Isn’t he beautiful? Fortunately, a neighbour put out a bird bath which they liked to visit which made them much easier to see. They weren’t particularly shy, and would come reasonably close as long as I stood absolutely still.
Here he is again but with his partner. It’s a type of finch so they have the finch family beak that’s ideal for eating seeds. Several times I watched them feeding on the dried seed heads of the plants in the woodland, but I’ve no idea what the plants were called.
They’re only found in the far southwest of WA, so if you want to see one you’ll have to visit a fairly specific area. There are two other types of firetail who are found over in the south east, so hopefully I’ll get to see them too at in the future.
My recent trip to Denmark wasn’t as far afield as you might imagine, as it’s on the south coast of Western Australia, not the European one. I stayed in a cabin on built stilts, on the side of a hill, in woodland, so from one side of the house the view was directly into the tree tops. There was a bird feeder on the balcony and we had lots of visitors to it, including some surprises. The rosella (above) was one of them. It’s the first time I’ve seen them since we moved here and there was a whole family who were regular visitors.
The rosella wasn’t the only first for us. This babbler was one of a group of about 7 who came noisily through the woods
This red-winged fairy-wren and his family was another regular visitor. I have to say he looks just the same as several other fairy-wrens (blue-breasted, variegated, lovely) and I’m only guessing red-winged because of our location.

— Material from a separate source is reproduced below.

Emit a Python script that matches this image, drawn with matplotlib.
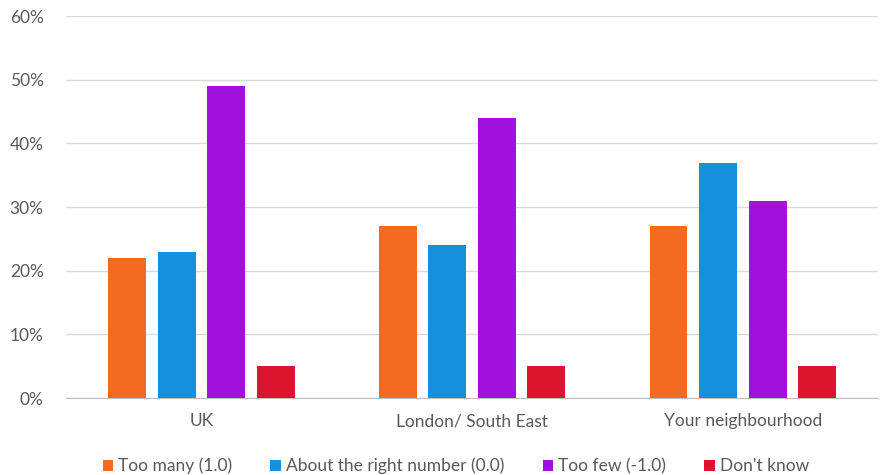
import numpy as np
from matplotlib import pyplot as plt

categories = ["UK", "London/ South East", "Your neighbourhood"]
series_names = ["Too many (1.0)", "About the right number (0.0)", "Too few (-1.0)", "Don't know"]
too_many = [22, 27, 27]
about_right = [23, 24, 37]
too_few = [49, 44, 31]
dont_know = [5, 5, 5]
colors = ["#F26B21", "#1490DC", "#A012DC", "#DC1430"]

plt.rcParams['font.family'] = ['Lato', 'DejaVu Sans']

fig = plt.figure(figsize=(8.8, 4.75), dpi=100)
ax = fig.add_axes([0.075, 0.162, 0.923, 0.804])

x = np.arange(len(categories))
step = 0.183
width = 0.14
for i, vals in enumerate([too_many, about_right, too_few, dont_know]):
    ax.bar(x + (i - 1.5) * step, vals, width, color=colors[i], label=series_names[i], zorder=3)

ax.set_xlim(-0.5, 2.5)
ax.set_ylim(0, 60)
ax.set_yticks(range(0, 61, 10))
ax.set_yticklabels([f"{v}%" for v in range(0, 61, 10)])
ax.set_xticks(x)
ax.set_xticklabels(categories)
ax.grid(axis='y', color='#d9d9d9', linewidth=1, zorder=0)
for s in ['top', 'right', 'left']:
    ax.spines[s].set_visible(False)
ax.spines['bottom'].set_color('#bfbfbf')
ax.tick_params(axis='both', length=0, labelsize=12.5, labelcolor='#595959')
ax.tick_params(axis='x', pad=11)
ax.tick_params(axis='y', pad=16)

ax.legend(loc='upper center', bbox_to_anchor=(0.48, -0.115), ncol=4, frameon=False,
          handlelength=0.6, handleheight=0.6, handletextpad=0.3, columnspacing=2.2,
          fontsize=12.5, labelcolor='#595959')

fig.savefig("out.png", dpi=100)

Another frequent visitor to the bird table was this lovely bronzewing. There were quite a few of them and they were easily chased off the feeders by the gallahs, so they quite often fed on the forest floor beneath, picking up the seeds that the other birds were dropping.
These honey-eaters were also new to me – white-naped honey-eaters.
The most common visitors to the feeder, and the whole of the balcony, were the gallahs. At one point we had 22 gallahs on there, all queuing up for a feed. In the woods I found the reason they were so hungry. This one had been eating for at least 3. The parents seemed to be feeding, then regurgitating food for their very noisy chicks. You can just see one peeping out of the nest hole.